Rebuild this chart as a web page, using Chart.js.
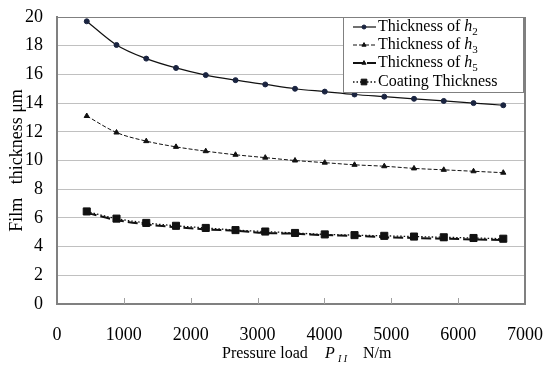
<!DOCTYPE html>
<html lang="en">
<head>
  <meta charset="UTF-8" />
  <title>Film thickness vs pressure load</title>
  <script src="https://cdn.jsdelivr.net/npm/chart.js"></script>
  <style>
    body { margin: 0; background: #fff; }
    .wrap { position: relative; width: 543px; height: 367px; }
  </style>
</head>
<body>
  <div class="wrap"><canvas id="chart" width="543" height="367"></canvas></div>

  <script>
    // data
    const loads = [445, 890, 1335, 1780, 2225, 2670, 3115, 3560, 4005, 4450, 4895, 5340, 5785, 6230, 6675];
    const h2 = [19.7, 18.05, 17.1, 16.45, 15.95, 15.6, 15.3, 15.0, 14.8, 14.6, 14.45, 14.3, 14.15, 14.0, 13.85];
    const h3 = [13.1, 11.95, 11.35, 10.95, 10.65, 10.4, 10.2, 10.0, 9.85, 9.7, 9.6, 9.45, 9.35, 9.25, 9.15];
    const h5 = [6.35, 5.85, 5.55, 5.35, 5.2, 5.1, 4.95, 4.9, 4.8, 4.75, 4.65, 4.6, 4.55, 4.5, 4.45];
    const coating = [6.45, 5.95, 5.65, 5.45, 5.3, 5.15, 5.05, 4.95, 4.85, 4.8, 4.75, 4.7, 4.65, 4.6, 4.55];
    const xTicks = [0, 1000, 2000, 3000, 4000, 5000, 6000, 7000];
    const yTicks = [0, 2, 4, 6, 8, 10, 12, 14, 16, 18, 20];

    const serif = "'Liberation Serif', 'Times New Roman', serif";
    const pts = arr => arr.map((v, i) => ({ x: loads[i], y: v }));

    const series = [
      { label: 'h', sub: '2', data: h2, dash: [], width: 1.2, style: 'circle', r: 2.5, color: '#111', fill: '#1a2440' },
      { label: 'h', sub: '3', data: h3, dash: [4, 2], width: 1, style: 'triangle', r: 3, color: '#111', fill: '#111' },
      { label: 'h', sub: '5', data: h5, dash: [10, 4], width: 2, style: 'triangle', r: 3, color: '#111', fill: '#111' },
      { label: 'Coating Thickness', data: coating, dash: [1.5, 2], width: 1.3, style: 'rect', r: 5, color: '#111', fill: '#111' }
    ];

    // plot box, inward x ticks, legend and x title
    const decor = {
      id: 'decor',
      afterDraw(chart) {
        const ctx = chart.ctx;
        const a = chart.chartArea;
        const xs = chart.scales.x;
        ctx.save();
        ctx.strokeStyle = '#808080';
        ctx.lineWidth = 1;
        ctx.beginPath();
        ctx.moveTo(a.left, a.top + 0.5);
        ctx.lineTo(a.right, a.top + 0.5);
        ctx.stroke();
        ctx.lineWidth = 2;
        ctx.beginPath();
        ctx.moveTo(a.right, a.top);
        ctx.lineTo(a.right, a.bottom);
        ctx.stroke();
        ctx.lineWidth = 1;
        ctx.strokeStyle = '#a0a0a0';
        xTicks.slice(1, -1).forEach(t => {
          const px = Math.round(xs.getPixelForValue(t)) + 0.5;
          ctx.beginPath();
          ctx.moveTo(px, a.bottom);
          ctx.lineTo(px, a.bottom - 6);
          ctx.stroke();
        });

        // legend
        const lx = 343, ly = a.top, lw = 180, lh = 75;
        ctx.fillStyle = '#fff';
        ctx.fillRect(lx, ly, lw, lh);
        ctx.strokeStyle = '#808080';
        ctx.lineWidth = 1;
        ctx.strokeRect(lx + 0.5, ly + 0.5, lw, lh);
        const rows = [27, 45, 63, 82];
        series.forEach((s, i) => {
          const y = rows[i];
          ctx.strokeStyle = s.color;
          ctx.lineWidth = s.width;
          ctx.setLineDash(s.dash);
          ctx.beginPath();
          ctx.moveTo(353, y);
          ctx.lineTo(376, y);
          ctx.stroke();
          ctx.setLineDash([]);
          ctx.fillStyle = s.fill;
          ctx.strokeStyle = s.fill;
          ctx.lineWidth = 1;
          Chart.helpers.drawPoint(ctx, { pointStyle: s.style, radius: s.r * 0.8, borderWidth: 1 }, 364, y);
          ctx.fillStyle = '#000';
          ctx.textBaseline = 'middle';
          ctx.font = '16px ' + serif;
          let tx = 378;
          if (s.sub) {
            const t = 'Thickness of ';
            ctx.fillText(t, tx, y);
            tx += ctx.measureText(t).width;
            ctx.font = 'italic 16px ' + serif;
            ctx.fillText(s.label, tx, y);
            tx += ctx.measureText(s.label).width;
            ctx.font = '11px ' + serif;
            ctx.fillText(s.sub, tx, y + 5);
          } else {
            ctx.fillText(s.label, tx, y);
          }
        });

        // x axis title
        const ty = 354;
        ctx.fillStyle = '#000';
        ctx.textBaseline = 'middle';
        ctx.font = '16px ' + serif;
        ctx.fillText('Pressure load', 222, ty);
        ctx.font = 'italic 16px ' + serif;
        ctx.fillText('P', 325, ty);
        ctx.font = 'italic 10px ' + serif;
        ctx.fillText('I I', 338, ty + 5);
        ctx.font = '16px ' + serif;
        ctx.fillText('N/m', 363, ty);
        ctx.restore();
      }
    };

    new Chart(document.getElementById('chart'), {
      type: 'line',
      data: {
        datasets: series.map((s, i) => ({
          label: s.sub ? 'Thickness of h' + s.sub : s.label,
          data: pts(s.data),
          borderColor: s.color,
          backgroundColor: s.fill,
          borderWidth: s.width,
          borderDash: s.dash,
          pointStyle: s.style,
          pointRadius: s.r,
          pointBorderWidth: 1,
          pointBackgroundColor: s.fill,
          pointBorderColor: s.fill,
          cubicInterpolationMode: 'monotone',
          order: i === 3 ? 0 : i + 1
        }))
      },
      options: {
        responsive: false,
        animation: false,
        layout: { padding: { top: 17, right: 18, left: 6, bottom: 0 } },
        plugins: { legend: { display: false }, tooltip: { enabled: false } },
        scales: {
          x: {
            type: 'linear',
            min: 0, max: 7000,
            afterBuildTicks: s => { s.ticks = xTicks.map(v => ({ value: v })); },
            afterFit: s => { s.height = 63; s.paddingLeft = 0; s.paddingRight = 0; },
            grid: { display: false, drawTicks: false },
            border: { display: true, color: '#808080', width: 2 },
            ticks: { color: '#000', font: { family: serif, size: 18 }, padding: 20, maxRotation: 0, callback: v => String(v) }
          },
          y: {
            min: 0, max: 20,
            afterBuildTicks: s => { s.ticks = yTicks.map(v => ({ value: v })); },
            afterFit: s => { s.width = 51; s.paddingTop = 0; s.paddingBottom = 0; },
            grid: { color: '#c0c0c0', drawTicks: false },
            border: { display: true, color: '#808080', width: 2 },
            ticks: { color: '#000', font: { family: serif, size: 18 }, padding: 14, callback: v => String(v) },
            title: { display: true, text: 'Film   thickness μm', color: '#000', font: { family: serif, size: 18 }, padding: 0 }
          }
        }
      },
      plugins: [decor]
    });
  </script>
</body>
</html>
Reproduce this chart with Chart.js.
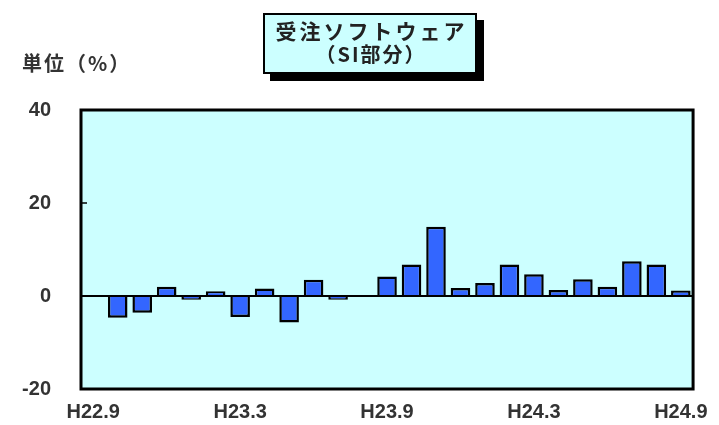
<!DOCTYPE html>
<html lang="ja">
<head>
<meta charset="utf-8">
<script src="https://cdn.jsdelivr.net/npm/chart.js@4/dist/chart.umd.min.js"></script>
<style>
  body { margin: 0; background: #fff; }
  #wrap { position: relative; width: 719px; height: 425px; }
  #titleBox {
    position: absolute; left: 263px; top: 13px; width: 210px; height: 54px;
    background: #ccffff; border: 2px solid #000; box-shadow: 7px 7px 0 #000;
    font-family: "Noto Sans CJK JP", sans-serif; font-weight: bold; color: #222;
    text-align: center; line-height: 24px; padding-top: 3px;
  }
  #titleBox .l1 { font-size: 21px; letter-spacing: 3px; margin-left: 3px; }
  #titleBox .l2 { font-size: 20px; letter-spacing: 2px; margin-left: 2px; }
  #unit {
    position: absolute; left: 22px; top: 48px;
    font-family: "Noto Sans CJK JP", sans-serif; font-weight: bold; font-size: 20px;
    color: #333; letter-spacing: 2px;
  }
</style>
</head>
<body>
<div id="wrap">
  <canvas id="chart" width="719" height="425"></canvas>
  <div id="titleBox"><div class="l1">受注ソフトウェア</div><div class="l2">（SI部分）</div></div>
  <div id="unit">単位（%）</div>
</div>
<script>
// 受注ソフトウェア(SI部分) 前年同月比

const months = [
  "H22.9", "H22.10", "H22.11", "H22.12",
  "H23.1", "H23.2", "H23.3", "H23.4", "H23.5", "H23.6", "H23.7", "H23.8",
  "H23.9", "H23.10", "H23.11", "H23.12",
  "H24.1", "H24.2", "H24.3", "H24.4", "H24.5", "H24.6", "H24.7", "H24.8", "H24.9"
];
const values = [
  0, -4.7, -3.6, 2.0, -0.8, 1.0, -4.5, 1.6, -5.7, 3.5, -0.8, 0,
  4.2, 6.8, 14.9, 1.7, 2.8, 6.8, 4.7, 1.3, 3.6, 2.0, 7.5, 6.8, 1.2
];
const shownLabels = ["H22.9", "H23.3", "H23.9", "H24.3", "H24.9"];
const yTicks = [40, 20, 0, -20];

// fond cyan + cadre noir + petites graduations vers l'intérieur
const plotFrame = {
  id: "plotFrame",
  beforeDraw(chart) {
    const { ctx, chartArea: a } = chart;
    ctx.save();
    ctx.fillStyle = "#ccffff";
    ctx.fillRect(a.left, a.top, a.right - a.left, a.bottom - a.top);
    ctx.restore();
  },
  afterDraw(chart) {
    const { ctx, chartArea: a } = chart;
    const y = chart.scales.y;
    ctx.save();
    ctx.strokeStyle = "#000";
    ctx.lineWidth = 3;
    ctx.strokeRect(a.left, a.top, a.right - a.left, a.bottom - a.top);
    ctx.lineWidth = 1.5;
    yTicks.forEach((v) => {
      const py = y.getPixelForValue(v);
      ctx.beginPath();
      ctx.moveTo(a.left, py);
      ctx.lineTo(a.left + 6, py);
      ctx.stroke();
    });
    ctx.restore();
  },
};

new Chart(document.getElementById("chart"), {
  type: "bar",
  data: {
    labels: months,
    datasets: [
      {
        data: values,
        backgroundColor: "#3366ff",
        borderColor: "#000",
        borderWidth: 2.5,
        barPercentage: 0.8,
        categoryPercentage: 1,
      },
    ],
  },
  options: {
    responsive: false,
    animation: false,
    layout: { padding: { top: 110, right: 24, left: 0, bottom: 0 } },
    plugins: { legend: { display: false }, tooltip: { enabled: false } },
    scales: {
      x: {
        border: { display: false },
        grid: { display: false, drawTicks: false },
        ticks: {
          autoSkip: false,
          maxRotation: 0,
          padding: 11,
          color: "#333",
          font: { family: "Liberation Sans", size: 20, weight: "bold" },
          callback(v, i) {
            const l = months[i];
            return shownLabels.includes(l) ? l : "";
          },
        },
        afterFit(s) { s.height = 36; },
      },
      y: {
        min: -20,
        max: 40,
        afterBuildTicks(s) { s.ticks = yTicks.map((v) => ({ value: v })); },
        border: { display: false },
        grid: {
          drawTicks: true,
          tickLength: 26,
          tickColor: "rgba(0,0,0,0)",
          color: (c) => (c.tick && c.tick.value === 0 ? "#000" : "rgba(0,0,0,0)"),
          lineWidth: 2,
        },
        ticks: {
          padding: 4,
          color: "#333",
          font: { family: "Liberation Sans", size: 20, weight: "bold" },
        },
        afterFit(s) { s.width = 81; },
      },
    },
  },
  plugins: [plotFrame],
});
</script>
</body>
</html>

# Required task
Your answer should be a single number: the count of lines holding the word "this".

# Written answer
2